Reputation: 1023
I need to do a match and join on two data frames if the string from two columns of one data frame are contained in the string of a column from a second data frame.
Example dataframe:
First <- c("john", "jane", "jimmy", "jerry", "matt", "tom", "peter", "leah")
Last <- c("smith", "doe", "mcgee", "bishop", "gibbs", "dinnozo", "lane", "palmer")
Name <- c("mr john smith","", "timothy t mcgee", "dinnozo tom", "jane l doe", "jimmy mcgee", "leah elizabeth arthur palmer and co", "jerry bishop the cat")
ID <- c("ID1", "ID2", "ID3", "ID4", "ID5", "ID6", "ID7", "ID8")
df1 <- data.frame(First, Last)
df2 <- data.frame(Name, ID)
So basically, I have df1
which has fairly orderly names of people in first and last name; I have df2
, which has names which may be organized as "First Name, Last Name", or "Last Name First Name" or "First Name MI Last Name" or something else entirely that also contains the name.
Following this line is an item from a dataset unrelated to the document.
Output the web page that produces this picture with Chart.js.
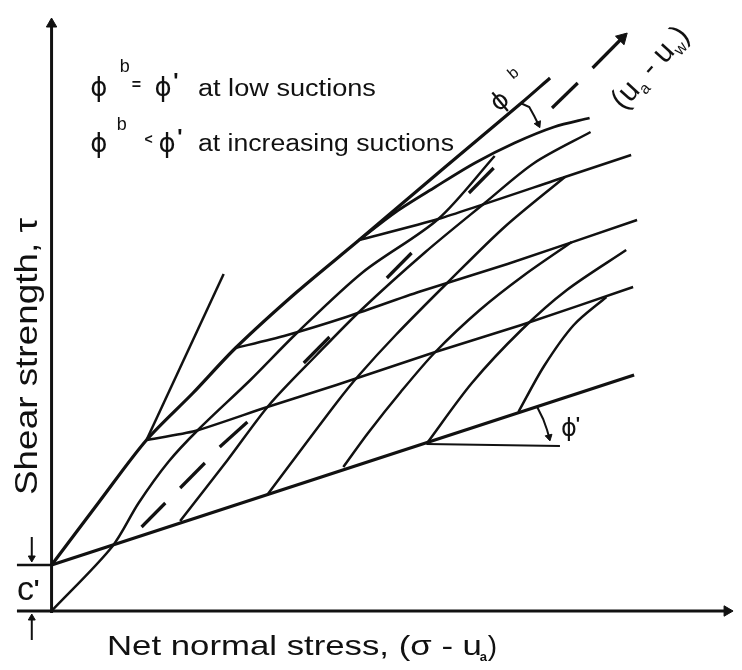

I need the ID
column from df2
. So I want to run a code to see if df1$First
and df2$Last
is somewhere in the string of df2$Name
, and if it is have it pull and join df2$ID
to df1
.
My R guru told me to use fuzzy_left_join
from the fuzzyjoin
package:
fzjoin <- fuzzy_left_join(df1, df2, by = c("First" = "Name"), match_fun = "contains")
but it gives me an error where the argument is not logical; and I can't figure out how to rewrite it to do what I want; the documentation says that match_fun
should be TRUE
or FALSE
, but I don't know what to do with that. Also, it only matches on df1$First
rather than df1$First
and df1$Last
. I think I might be able to use the grepl, but not sure how based on examples I've seen. Any advice?
Upvotes: 2
Views: 448
Reputation: 145765
The documentation says that match_fun
should be a "Vectorized function given two columns, returning TRUE
or FALSE
as to whether they are a match." It's not TRUE or FALSE, it's a function that returns TRUE
or FALSE
. If we switch your order, we can use stringr::str_detect
, which does return TRUE
or FALSE
as required.
fuzzyjoin::fuzzy_left_join(
df2, df1,
by = c("Name" = "First", "Name" = "Last"),
match_fun = stringr::str_detect
)
# Name ID First Last
# 1 mr john smith ID1 john smith
# 2 ID2 <NA> <NA>
# 3 timothy t mcgee ID3 <NA> <NA>
# 4 dinnozo tom ID4 tom dinnozo
# 5 jane l doe ID5 jane doe
# 6 jimmy mcgee ID6 jimmy mcgee
# 7 leah elizabeth arthur palmer and co ID7 leah palmer
# 8 jerry bishop the cat ID8 jerry bishop
Upvotes: 3